XVI. — Guerre d’Achaïe. — (An de R. 607). — Comme si le cours de ce siècle eût été destiné à la destruction des villes, la ruine de Carthage fut immédiatement suivie de celle de Corinthe, la capitale de l’Achaïe, l’ornement de la Grèce, et qui semblait exposée en spectacle entre deux mers, celle d’Ionie et la mer Égée[1]. Les Romains, par un crime odieux, accablèrent cette ville avant de l’avoir déclarée leur ennemie. Critolaüs fut la cause de la guerre, en tournant contre eux la liberté qu’il leur devait. II outragea leurs ambassadeurs peut-être par des violences, mais certainement par ses discours.

Métellus, alors chargé spécialement de régler les affaires de la Macédoine, le fut aussi de la vengeance de Rome, et la guerre d’Achaïe commença. Dès la première rencontre, le consul Métellus[2] tailla en pièces les troupes de Critolaüs, dans les champs spacieux de l’Élide, tout le long des rives de l’Alphée[3]. Une seule bataille avait terminé la guerre, et déjà Corinthe redoutait un siège ; mais, ô caprice du sort ! Métellus avait combattu ; Mummius se présenta pour la victoire. Il battit entièrement Diéus, autre général des Corinthiens, à l’entrée même de l’isthme, et teignit de sang les deux ports. Abandonnée enfin de ses habitants, cette ville fut d’abord saccagée, ensuite rasée au son de la trompette. Que de statues, d’étoffes, de tableaux furent enlevés, brûlés, et dispersés ! On peut évaluer l’immensité des richesses livrées au pillage et aux flammes par tout ce qu’il y a aujourd’hui dans le monde de l’airain tant vanté de Corinthe, qui fut, dit-on, le résultat de cet incendie. En effet, le désastre d’une ville si opulente produisit une espèce d’airain d’une qualité supérieure ; métal formé du mélange de statues et de simulacres sans nombre, mis en fusion par le feu, et coulant en ruisseaux d’airain, d’or et d’argent (43).
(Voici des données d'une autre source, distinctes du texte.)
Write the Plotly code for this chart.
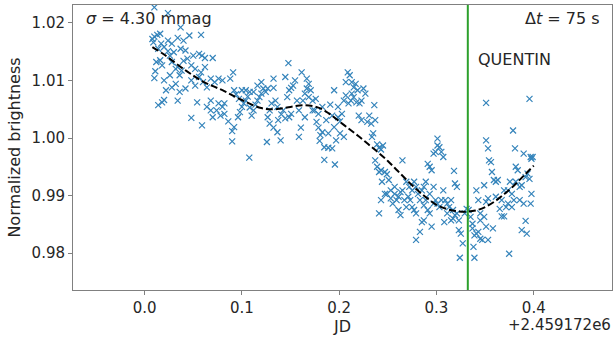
import plotly.graph_objects as go

# Light curve: JD offset from 2459172 and normalized brightness
jd_a = [0.010, 0.024, 0.037, 0.008, 0.010, 0.013, 0.016, 0.009, 0.017, 0.014,
        0.020, 0.024, 0.028, 0.024, 0.030, 0.026, 0.034, 0.040, 0.046, 0.058,
        0.037, 0.042, 0.044, 0.050, 0.056, 0.059, 0.062, 0.012, 0.016, 0.018,
        0.028, 0.034, 0.038, 0.040, 0.048, 0.052, 0.058, 0.062, 0.070, 0.011,
        0.010, 0.020, 0.026, 0.028, 0.032, 0.036, 0.048, 0.052, 0.056, 0.060,
        0.064, 0.068, 0.014, 0.018, 0.020, 0.034, 0.048, 0.054, 0.059, 0.036,
        0.022, 0.042, 0.032]
flux_a = [1.0227, 1.0217, 1.0192, 1.0172, 1.0176, 1.0179, 1.0181, 1.0166, 1.0164, 1.0155,
          1.0158, 1.0169, 1.0164, 1.0151, 1.0149, 1.0143, 1.0174, 1.0169, 1.0178, 1.0179,
          1.0155, 1.0152, 1.0138, 1.0143, 1.0146, 1.0143, 1.0139, 1.0132, 1.0135, 1.0126,
          1.0132, 1.0123, 1.0117, 1.0134, 1.0126, 1.0120, 1.0114, 1.0123, 1.0139, 1.0116,
          1.0104, 1.0100, 1.0109, 1.0088, 1.0094, 1.0109, 1.0100, 1.0091, 1.0106, 1.0097,
          1.0088, 1.0103, 1.0057, 1.0062, 1.0066, 1.0065, 1.0035, 1.0062, 1.0022, 1.0080,
          1.0083, 1.0086, 1.0120]

jd_b = [0.076, 0.072, 0.080, 0.088, 0.091, 0.064, 0.068, 0.070, 0.068, 0.076,
        0.080, 0.082, 0.086, 0.090, 0.090, 0.092, 0.096, 0.098, 0.100, 0.102,
        0.104, 0.106, 0.108, 0.092, 0.094, 0.097, 0.104, 0.108, 0.110, 0.112,
        0.114, 0.116, 0.118, 0.120, 0.122, 0.1245, 0.1265, 0.116, 0.120, 0.1325,
        0.1345, 0.1325, 0.1285, 0.1265, 0.1285, 0.1325, 0.1365, 0.1398, 0.1373, 0.1405,
        0.1425, 0.1446, 0.1486, 0.1506, 0.1466, 0.1486, 0.1506, 0.1526, 0.1546, 0.1076,
        0.1257, 0.1478, 0.1446, 0.100, 0.082, 0.074, 0.078, 0.112, 0.1305, 0.1365]
flux_b = [1.0103, 1.0097, 1.0100, 1.0103, 1.0114, 1.0054, 1.0048, 1.0036, 1.0065, 1.0060,
          1.0054, 1.0042, 1.0029, 1.0012, 0.9994, 1.0019, 1.0036, 1.0045, 1.0054, 1.0060,
          1.0065, 1.0072, 1.0080, 1.0083, 1.0076, 1.0068, 1.0083, 1.0053, 1.0039, 1.0048,
          1.0058, 1.0065, 1.0071, 1.0077, 1.0086, 1.0080, 1.0086, 1.0091, 1.0097, 1.0103,
          1.0065, 1.0087, 1.0048, 1.0036, 1.0025, 1.0018, 1.0010, 0.9996, 1.0031, 1.0041,
          1.0048, 1.0034, 1.0036, 1.0042, 1.0071, 1.0083, 1.0087, 1.0091, 1.0100, 0.9966,
          0.9993, 1.0130, 1.0106, 1.0083, 1.0060, 1.0048, 1.0039, 1.0080, 1.0060, 1.0054]

jd_c = [0.1566, 0.1586, 0.1606, 0.1586, 0.1627, 0.1614, 0.1647, 0.1667, 0.1687, 0.1667,
        0.1707, 0.1727, 0.1747, 0.1767, 0.1787, 0.1807, 0.1827, 0.1799, 0.1847, 0.1888,
        0.1928, 0.1847, 0.1956, 0.1948, 0.1908, 0.1928, 0.1948, 0.1988, 0.1988, 0.2008,
        0.2028, 0.2048, 0.2048, 0.2068, 0.2088, 0.2108, 0.2129, 0.2149, 0.2169, 0.2189,
        0.2149, 0.2120, 0.2096, 0.2177, 0.2209, 0.2229, 0.2201, 0.2229, 0.2249, 0.2269,
        0.2289, 0.2309, 0.2329, 0.2349, 0.2337, 0.2361, 0.2370, 0.1787, 0.1827, 0.1727,
        0.1687, 0.1759, 0.2008, 0.1888, 0.1968, 0.1867, 0.1647, 0.2129, 0.2068]
flux_c = [1.0065, 1.0048, 1.0018, 1.0002, 1.0065, 1.0114, 1.0077, 1.0086, 1.0094, 1.0103,
          1.0083, 1.0065, 1.0048, 1.0028, 1.0018, 1.0005, 1.0010, 0.9995, 0.9984, 0.9983,
          0.9982, 0.9962, 0.9954, 1.0083, 1.0058, 1.0039, 1.0019, 1.0054, 1.0036, 1.0029,
          1.0042, 1.0002, 1.0065, 1.0074, 1.0114, 1.0109, 1.0097, 1.0088, 1.0094, 1.0083,
          1.0071, 1.0065, 1.0060, 1.0062, 1.0060, 1.0065, 1.0039, 1.0031, 1.0086, 1.0077,
          1.0028, 1.0039, 1.0025, 1.0008, 1.0002, 1.0057, 1.0031, 1.0042, 1.0054, 1.0048,
          1.0071, 1.0068, 1.0008, 1.0008, 0.9996, 1.0031, 1.0036, 1.0077, 1.0097]

jd_d = [0.239, 0.241, 0.243, 0.245, 0.239, 0.241, 0.243, 0.247, 0.249, 0.244,
        0.249, 0.241, 0.243, 0.247, 0.253, 0.257, 0.255, 0.259, 0.261, 0.263,
        0.253, 0.265, 0.269, 0.272, 0.275, 0.277, 0.279, 0.281, 0.271, 0.269,
        0.273, 0.277, 0.279, 0.283, 0.285, 0.287, 0.291, 0.289, 0.293, 0.295,
        0.297, 0.299, 0.301, 0.303, 0.305, 0.307, 0.301, 0.293, 0.297, 0.299,
        0.301, 0.303, 0.289, 0.287, 0.285, 0.279, 0.283, 0.287, 0.291, 0.293,
        0.295, 0.297, 0.257, 0.251, 0.265, 0.267, 0.275, 0.261, 0.237, 0.263]
flux_d = [0.9989, 0.9983, 0.9980, 0.9987, 0.9950, 0.9941, 0.9944, 0.9941, 0.9937, 0.9924,
          0.9903, 0.9869, 0.9892, 0.9903, 0.9909, 0.9903, 0.9886, 0.9892, 0.9875, 0.9866,
          0.9895, 0.9961, 0.9924, 0.9915, 0.9909, 0.9924, 0.9915, 0.9903, 0.9898, 0.9880,
          0.9892, 0.9875, 0.9869, 0.9892, 0.9909, 0.9915, 0.9955, 0.9924, 0.9950, 0.9944,
          0.9973, 0.9976, 0.9999, 0.9984, 0.9976, 0.9967, 0.9987, 0.9903, 0.9915, 0.9892,
          0.9886, 0.9880, 0.9892, 0.9883, 0.9854, 0.9823, 0.9837, 0.9857, 0.9875, 0.9869,
          0.9846, 0.9886, 0.9915, 0.9927, 0.9909, 0.9892, 0.9880, 0.9898, 0.9961, 0.9906]

jd_e = [0.305, 0.307, 0.309, 0.311, 0.313, 0.315, 0.317, 0.318, 0.319, 0.321,
        0.308, 0.311, 0.315, 0.317, 0.319, 0.321, 0.323, 0.325, 0.327, 0.324,
        0.323, 0.329, 0.331, 0.333, 0.335, 0.337, 0.337, 0.339, 0.338, 0.339,
        0.341, 0.343, 0.345, 0.347, 0.349, 0.351, 0.345, 0.341, 0.343, 0.345,
        0.349, 0.351, 0.353, 0.351, 0.353, 0.354, 0.356, 0.357, 0.351, 0.361,
        0.361, 0.363, 0.365, 0.367, 0.3695, 0.3715, 0.3735, 0.3747, 0.3755, 0.3775,
        0.3787, 0.3807, 0.3815, 0.3835, 0.3815, 0.3855, 0.3876, 0.3896, 0.3916, 0.3936,
        0.3956, 0.3968, 0.3976, 0.3988, 0.3976, 0.3968, 0.3956, 0.3916, 0.3928, 0.3876,
        0.3775, 0.358, 0.353, 0.367, 0.3735, 0.359, 0.3855, 0.3896, 0.3695, 0.3795]
flux_e = [0.9892, 0.9909, 0.9892, 0.9886, 0.9880, 0.9892, 0.9875, 0.9943, 0.9921, 0.9915,
          0.9854, 0.9869, 0.9857, 0.9860, 0.9866, 0.9869, 0.9840, 0.9834, 0.9817, 0.9792,
          0.9857, 0.9869, 0.9877, 0.9875, 0.9863, 0.9851, 0.9843, 0.9831, 0.9811, 0.9792,
          0.9834, 0.9837, 0.9825, 0.9823, 0.9863, 0.9846, 0.9857, 0.9909, 0.9892, 0.9869,
          0.9918, 0.9889, 0.9895, 0.9996, 0.9982, 0.9961, 0.9958, 0.9941, 1.0061, 0.9924,
          0.9898, 0.9927, 0.9877, 0.9864, 0.9864, 0.9880, 0.9886, 0.9799, 0.9924, 0.9903,
          1.0013, 0.9982, 0.9950, 0.9944, 0.9924, 0.9915, 0.9918, 0.9973, 0.9932, 0.9938,
          0.9929, 0.9967, 0.9964, 0.9967, 0.9903, 0.9886, 1.0068, 0.9856, 0.9834, 0.9840,
          0.9880, 0.9843, 0.9823, 0.9892, 0.9909, 0.9927, 0.9892, 0.9886, 0.9909, 0.9892]

# Smooth trend through the light curve
trend_jd = [0.008, 0.02, 0.04, 0.06, 0.08, 0.10, 0.12, 0.135, 0.15, 0.165, 0.18,
            0.19, 0.20, 0.21, 0.22, 0.23, 0.24, 0.25, 0.26, 0.27, 0.28, 0.29,
            0.30, 0.31, 0.32, 0.33, 0.34, 0.35, 0.36, 0.37, 0.38, 0.39, 0.40]
trend_flux = [1.0158, 1.0145, 1.0120, 1.0098, 1.0083, 1.0066, 1.0052, 1.0050, 1.0054,
              1.0057, 1.0052, 1.0042, 1.0029, 1.0016, 1.0003, 0.9989, 0.9975, 0.9960,
              0.9943, 0.9926, 0.9910, 0.9896, 0.9884, 0.9877, 0.9873, 0.9872, 0.9874,
              0.9880, 0.9890, 0.9903, 0.9918, 0.9935, 0.9952]

event_jd = 0.3322          # QUENTIN marker
x_ticks = [0.0, 0.1, 0.2, 0.3, 0.4]
x_tick_labels = ["0.0", "0.1", "0.2", "0.3", "0.4"]
y_ticks = [0.98, 0.99, 1.00, 1.01, 1.02]
y_tick_labels = ["0.98", "0.99", "1.00", "1.01", "1.02"]
sigma_mmag = 4.30
cadence_s = 75

jd = jd_a + jd_b + jd_c + jd_d + jd_e
flux = flux_a + flux_b + flux_c + flux_d + flux_e
assert len(jd) == len(flux)

FONT = "DejaVu Sans"
BLUE = "#1f77b4"
AXIS = "#808080"
TEXT = "#262626"

fig = go.Figure()
fig.add_trace(go.Scatter(
    x=jd, y=flux, mode="markers",
    marker=dict(symbol="x-thin", size=6, color=BLUE,
                line=dict(color=BLUE, width=1.2)),
    opacity=0.9, showlegend=False, hoverinfo="skip"))
fig.add_trace(go.Scatter(
    x=trend_jd, y=trend_flux, mode="lines",
    line=dict(color="black", width=2, dash="7px,3px", shape="spline"),
    showlegend=False, hoverinfo="skip"))

fig.add_shape(type="line", xref="x", yref="paper", x0=event_jd, x1=event_jd,
              y0=0, y1=1, line=dict(color="#2ca02c", width=2), layer="above")

axis_common = dict(showline=True, mirror=True, linecolor=AXIS, linewidth=1,
                   ticks="outside", ticklen=4, tickcolor=AXIS, tickwidth=1,
                   showgrid=False, zeroline=False,
                   tickfont=dict(family=FONT, size=15, color=TEXT))

fig.update_layout(
    width=613, height=337,
    margin=dict(l=73, r=1, t=5, b=47),
    paper_bgcolor="white", plot_bgcolor="white",
    font=dict(family=FONT, color=TEXT),
    xaxis=dict(range=[-0.0736, 0.4804], tickvals=x_ticks, ticktext=x_tick_labels,
               title=dict(text="JD", font=dict(family=FONT, size=16, color=TEXT),
                          standoff=2),
               **axis_common),
    yaxis=dict(range=[0.9736, 1.0231], tickvals=y_ticks, ticktext=y_tick_labels,
               title=dict(text="Normalized brightness",
                          font=dict(family=FONT, size=16, color=TEXT), standoff=6),
               **axis_common),
)

# Offset text for the JD axis, below the last tick label
fig.add_annotation(text="+2.459172e6", xref="paper", yref="paper", x=1.0, y=-0.122,
                   xanchor="right", yanchor="middle", showarrow=False, borderpad=0,
                   font=dict(family=FONT, size=15, color=TEXT))
fig.add_annotation(text=f"<i>σ</i> = {sigma_mmag:.2f} mmag", xref="paper", yref="paper",
                   x=0.021, y=0.954, xanchor="left", yanchor="middle", showarrow=False,
                   font=dict(family=FONT, size=16, color=TEXT))
fig.add_annotation(text=f"Δ<i>t</i> = {cadence_s} s", xref="paper", yref="paper",
                   x=0.982, y=0.954, xanchor="right", yanchor="middle", showarrow=False,
                   font=dict(family=FONT, size=16, color=TEXT))
fig.add_annotation(text="QUENTIN", xref="paper", yref="paper",
                   x=0.748, y=0.8105, xanchor="left", yanchor="middle", showarrow=False,
                   font=dict(family=FONT, size=16, color=TEXT))

fig.write_html("out.html")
XVII. — Expéditions d’Espagne. — (An de Rome 535 - 615.) Comme Corinthe avait suivi Carthage, ainsi Numance suivit Corinthe. Dès lors il n’y eut plus rien dans tout l’univers qui échappât à l’atteinte de nos armes. Après les incendies fameux de ces deux villes, la guerre se répandit au loin et de tous côtés, non plus par degrés, mais partout en même temps, comme si, du sein de ces villes, les vents déchaînés eussent dispersé dans tout l’univers le feu des combats.

  1. V. Pline, l. 4, c. 4.
  2. Il était préteur, et non consult.
  3. La bataille ne se donne point en Elude, mais auprès de Scarphée, bourg de la Lorde, sur la frontière de Thessalie.